:: WHAT THE EXERCISE ASKS ::
In the material below, the lines containing the word "chart" are required; copy each of them.

** start **

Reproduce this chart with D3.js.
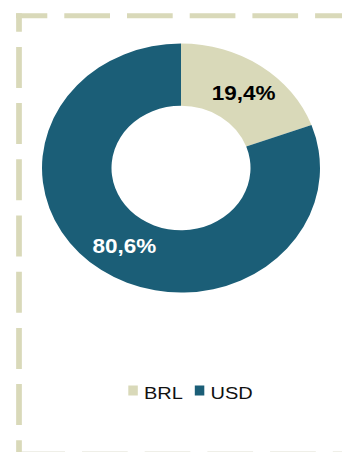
<!DOCTYPE html>
<html>
<head>
<meta charset="utf-8">
<script src="https://cdn.jsdelivr.net/npm/d3@7"></script>
<style>
  body { margin: 0; background: #fff; }
  svg { display: block; }
</style>
</head>
<body>
<script>
(function () {

    var w = 342;
    var h = 452;

    var categories = ["BRL", "USD"];
    var values = [19.4, 80.6];
    var labels = ["19,4%", "80,6%"];
    var colors = ["#d9d9b9", "#1b5e77"];
    var labelColors = ["#000000", "#ffffff"];

    var cx = 181, cy = 168;
    var rOuter = 139, rInner = 69.5;
    var sy = 0.896; // chart is squashed vertically

    var svg = d3.select("body").append("svg")
        .attr("width", w)
        .attr("height", h);

    // dashed frame
    var frameColor = "#d9d9b9";
    svg.append("line")
        .attr("x1", 16).attr("x2", 360)
        .attr("y1", 15.8).attr("y2", 15.8)
        .attr("stroke", frameColor)
        .attr("stroke-width", 5)
        .attr("stroke-dasharray", "45.7 17")
        .attr("stroke-dashoffset", 14.4);
    svg.append("line")
        .attr("x1", 19).attr("x2", 19)
        .attr("y1", 13.3).attr("y2", 470)
        .attr("stroke", frameColor)
        .attr("stroke-width", 5.7)
        .attr("stroke-dasharray", "41 15.2")
        .attr("stroke-dashoffset", 22.6);
    svg.append("line")
        .attr("x1", 22).attr("x2", 360)
        .attr("y1", 451.5).attr("y2", 451.5)
        .attr("stroke", "#efefe8")
        .attr("stroke-width", 1)
        .attr("stroke-dasharray", "45.7 17")
        .attr("stroke-dashoffset", 2.7);

    var pie = d3.pie().sort(null).value(function (d) { return d; });
    var arc = d3.arc().innerRadius(rInner).outerRadius(rOuter);
    var arcs = pie(values);

    var g = svg.append("g")
        .attr("transform", "translate(" + cx + "," + cy + ") scale(1," + sy + ")");

    g.selectAll("path")
        .data(arcs)
        .enter()
        .append("path")
        .attr("d", arc)
        .attr("fill", function (d, i) { return colors[i]; });

    // slice labels
    svg.selectAll("text.lbl")
        .data(arcs)
        .enter()
        .append("text")
        .attr("class", "lbl")
        .attr("transform", function (d) {
            var c = arc.centroid(d);
            return "translate(" + (cx + c[0] + 3) + "," + (cy + c[1] * sy + 8.3) + ") scale(1,0.87)";
        })
        .attr("text-anchor", "middle")
        .attr("font-family", "'Liberation Sans', Arial, sans-serif")
        .attr("font-size", 22.5)
        .attr("font-weight", "bold")
        .attr("fill", function (d, i) { return labelColors[i]; })
        .text(function (d, i) { return labels[i]; });

    // legend
    var legendX = [128.3, 194.8];
    var leg = svg.selectAll("g.leg")
        .data(categories)
        .enter()
        .append("g")
        .attr("class", "leg")
        .attr("transform", function (d, i) { return "translate(" + legendX[i] + ",0)"; });

    leg.append("rect")
        .attr("x", 0).attr("y", 385.5)
        .attr("width", 9.5).attr("height", 10)
        .attr("fill", function (d, i) { return colors[i]; });

    leg.append("text")
        .attr("transform", "translate(15.7,399) scale(1,0.87)")
        .attr("font-family", "'Liberation Sans', Arial, sans-serif")
        .attr("font-size", 20)
        .attr("fill", "#111")
        .text(function (d) { return d; });
})();
</script>
</body>
</html>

** end **

:: CORRECT RESPONSE ::
Reproduce this chart with D3.js.
    var sy = 0.896; // chart is squashed vertically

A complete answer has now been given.